I was watching the tiny rain drops sprinkle the surface of the water on the swimming pool this afternoon and all of a sudden I was whisked away to a day when I was 12 years old standing alone in some green rubber rain gear by a small lake my father built for me. It was cloudy, the light rain was drizzling and I could hear the thunk, thunk of the rain drops as they hit the rain gear that lay over my head.

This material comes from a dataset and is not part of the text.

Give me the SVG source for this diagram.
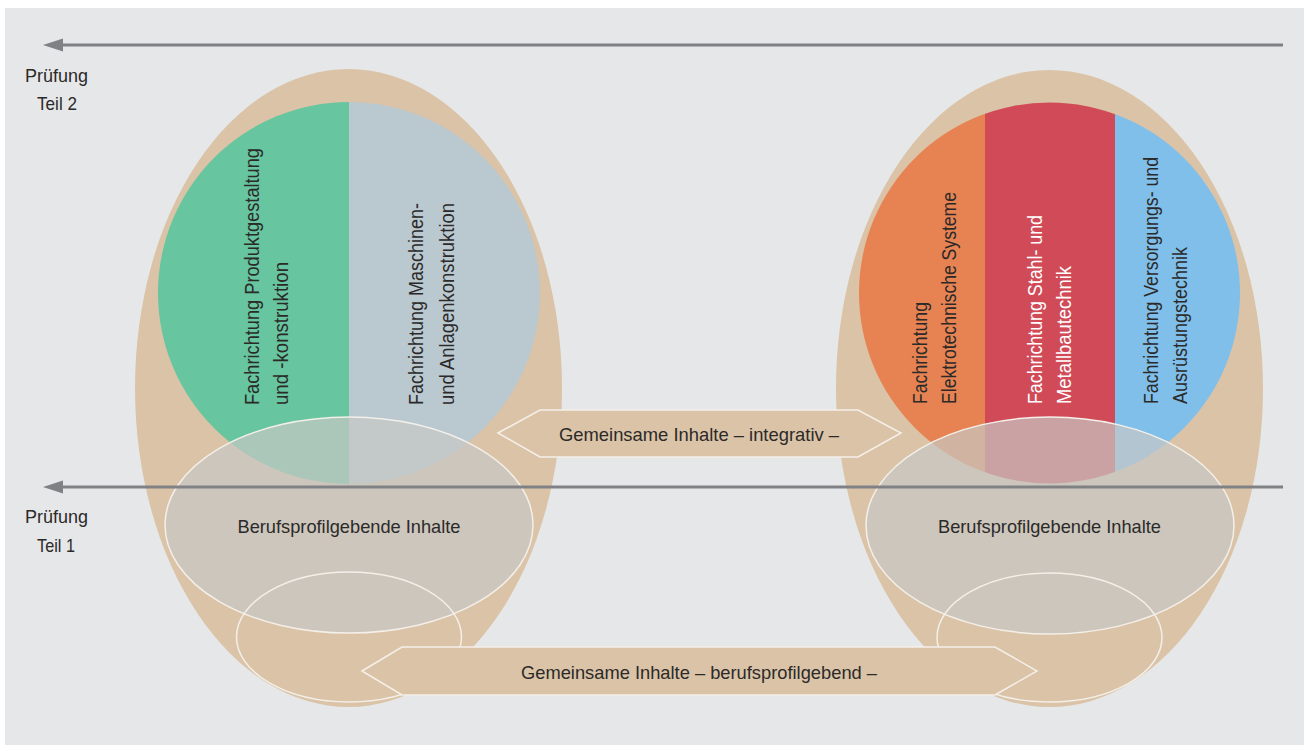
<svg xmlns="http://www.w3.org/2000/svg" width="1304" height="745" viewBox="0 0 1304 745">
<style>
.t{font-family:"Liberation Sans",Arial,sans-serif;font-size:19px;fill:#2b2a29}
.v{font-size:20px}
.w{fill:#ffffff}
.tan{fill:#dbc3a7}
.bp{fill:#c8c7c4;fill-opacity:0.7;stroke:#f3efe9;stroke-width:1.5}
.sm{fill:none;stroke:#f3efe9;stroke-width:1.5}
.arr{fill:#dbc3a7;stroke:#f5f0ea;stroke-width:1.5}
.ln{stroke:#7f8184;stroke-width:3;fill:none}
.ah{fill:#7f8184}
</style>
<defs>
<clipPath id="rc"><circle cx="1049.5" cy="293" r="190.5"/></clipPath>
</defs>
<rect x="0" y="0" width="1304" height="745" fill="#ffffff"/>
<rect x="5" y="8" width="1299" height="737" fill="#e6e7e8"/>

<g id="pruefung2">
<line class="ln" x1="58" y1="45" x2="1283" y2="45"/>
<polygon class="ah" points="43,45 63,38.5 63,51.5"/>
<text class="t" x="25" y="82" textLength="63" lengthAdjust="spacingAndGlyphs">Prüfung</text>
<text class="t" x="37" y="110" textLength="40" lengthAdjust="spacingAndGlyphs">Teil 2</text>
</g>

<g id="left-group">
<ellipse class="tan" cx="348.5" cy="388" rx="213.5" ry="319"/>
<path d="M349,102 A191,191 0 0 0 349,484 Z" fill="#67c59f"/>
<path d="M349,102 A191,191 0 0 1 349,484 Z" fill="#bac8d0"/>
<text class="t v" transform="translate(259,405) rotate(-90)" textLength="257" lengthAdjust="spacingAndGlyphs">Fachrichtung Produktgestaltung</text>
<text class="t v" transform="translate(288,405) rotate(-90)" textLength="143" lengthAdjust="spacingAndGlyphs">und -konstruktion</text>
<text class="t v" transform="translate(423,405) rotate(-90)" textLength="202" lengthAdjust="spacingAndGlyphs">Fachrichtung Maschinen-</text>
<text class="t v" transform="translate(454,405) rotate(-90)" textLength="202" lengthAdjust="spacingAndGlyphs">und Anlagenkonstruktion</text>
</g>

<g id="right-group">
<ellipse class="tan" cx="1049.5" cy="388.5" rx="213.5" ry="318.5"/>
<g clip-path="url(#rc)">
<rect x="855" y="100" width="130" height="390" fill="#e78352"/>
<rect x="985" y="100" width="130" height="390" fill="#d04b57"/>
<rect x="1115" y="100" width="130" height="390" fill="#80bfea"/>
</g>
<text class="t v" transform="translate(927,404) rotate(-90)" textLength="102" lengthAdjust="spacingAndGlyphs">Fachrichtung</text>
<text class="t v" transform="translate(956,404) rotate(-90)" textLength="212" lengthAdjust="spacingAndGlyphs">Elektrotechnische Systeme</text>
<text class="t v w" transform="translate(1042,404) rotate(-90)" textLength="189" lengthAdjust="spacingAndGlyphs">Fachrichtung Stahl- und</text>
<text class="t v w" transform="translate(1071,404) rotate(-90)" textLength="138" lengthAdjust="spacingAndGlyphs">Metallbautechnik</text>
<text class="t v" transform="translate(1158,404) rotate(-90)" textLength="247" lengthAdjust="spacingAndGlyphs">Fachrichtung Versorgungs- und</text>
<text class="t v" transform="translate(1187,404) rotate(-90)" textLength="157" lengthAdjust="spacingAndGlyphs">Ausrüstungstechnik</text>
</g>

<g id="berufs-left">
<ellipse class="bp" cx="349" cy="525" rx="184" ry="108"/>
<ellipse class="sm" cx="349" cy="637" rx="112.5" ry="65"/>
<text class="t" x="349" y="533" text-anchor="middle" textLength="223" lengthAdjust="spacingAndGlyphs">Berufsprofilgebende Inhalte</text>
</g>

<g id="berufs-right">
<ellipse class="bp" cx="1050" cy="525.5" rx="184" ry="108.5"/>
<ellipse class="sm" cx="1049.5" cy="637.5" rx="112.5" ry="64.5"/>
<text class="t" x="1049.5" y="533" text-anchor="middle" textLength="223" lengthAdjust="spacingAndGlyphs">Berufsprofilgebende Inhalte</text>
</g>

<g id="pruefung1">
<line class="ln" x1="58" y1="487" x2="1283" y2="487"/>
<polygon class="ah" points="43,487 63,480.5 63,493.5"/>
<text class="t" x="25" y="523" textLength="63" lengthAdjust="spacingAndGlyphs">Prüfung</text>
<text class="t" x="37" y="552" textLength="38" lengthAdjust="spacingAndGlyphs">Teil 1</text>
</g>

<g id="connectors">
<g id="integrativ">
<polygon class="arr" points="498,433 540,410 858,410 901,433 858,457 540,457"/>
<text class="t" x="699" y="441" text-anchor="middle" textLength="280" lengthAdjust="spacingAndGlyphs">Gemeinsame Inhalte – integrativ –</text>
</g>
<g id="berufsprofilgebend">
<polygon class="arr" points="362,671 402,647 995,647 1037,671 995,695 402,695"/>
<text class="t" x="699" y="679" text-anchor="middle" textLength="356" lengthAdjust="spacingAndGlyphs">Gemeinsame Inhalte – berufsprofilgebend –</text>
</g>
</g>
</svg>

My fingertips were cold as they stuck out of the end of the raincoat while I held my fishing rod and stood quietly so as not to spook off the rainbow trout. The trout don’t mind the rain and they even enjoy the offering of a red earthworm if you stand real still. Thunk, thunk, thunk, more rain and now I can feel my teeth begin to chatter. Dad never seems to get cold but I am always cold it seems. How does he do it? Wait…. did you feel that? That was obviously a bite. I don’t feel the cold any longer and the long walk down thru the pasture and down the old cattle trail to this special place was worth it after all.
Then the line takes off and the hook has fond it’s mark as the hungry rainbow makes his run and the drag on the reel sings out as the rod tip bends and shakes. I am as serious as if it were a 225 pound sailfish in the Sea of Cortez as I bite my lower lip and feel the shake and pull of the trout as he pulls the light fishing line to test it’s limit. I allow the rod tip to give way at the exact time so it won’t break off. Then as I lift the rod tip and slowly dip it down I begin to reel in line as I work around the small limbs of the alder saplings so that the line wont tangle as this wise trout tries to head for cover. But there comes the time when the trout tires and I know the battle is over and finally I see the side of the rainbow come within my grasp. As I gently lay my hand under the side of the fish and raise him so I can see this creature, so amazingly beautiful that it would make a diamond jealous, I can see his eye looking at me. As I lay my rod in the damp grass and carefully grasp him he tries one more time to slip away while I remove the hook from the corner of his lip.
As I slide my hand back into the cold green water and release, he slips gently back into the wetness and he is gone. As he slipped away…. Reality returned and I realized it was only a swimming pool…. no alders, no green raincoat, no trout. Even though I realized my fingertips were cold, and the trout was released, I had captured a moment which has lasted me a lifetime.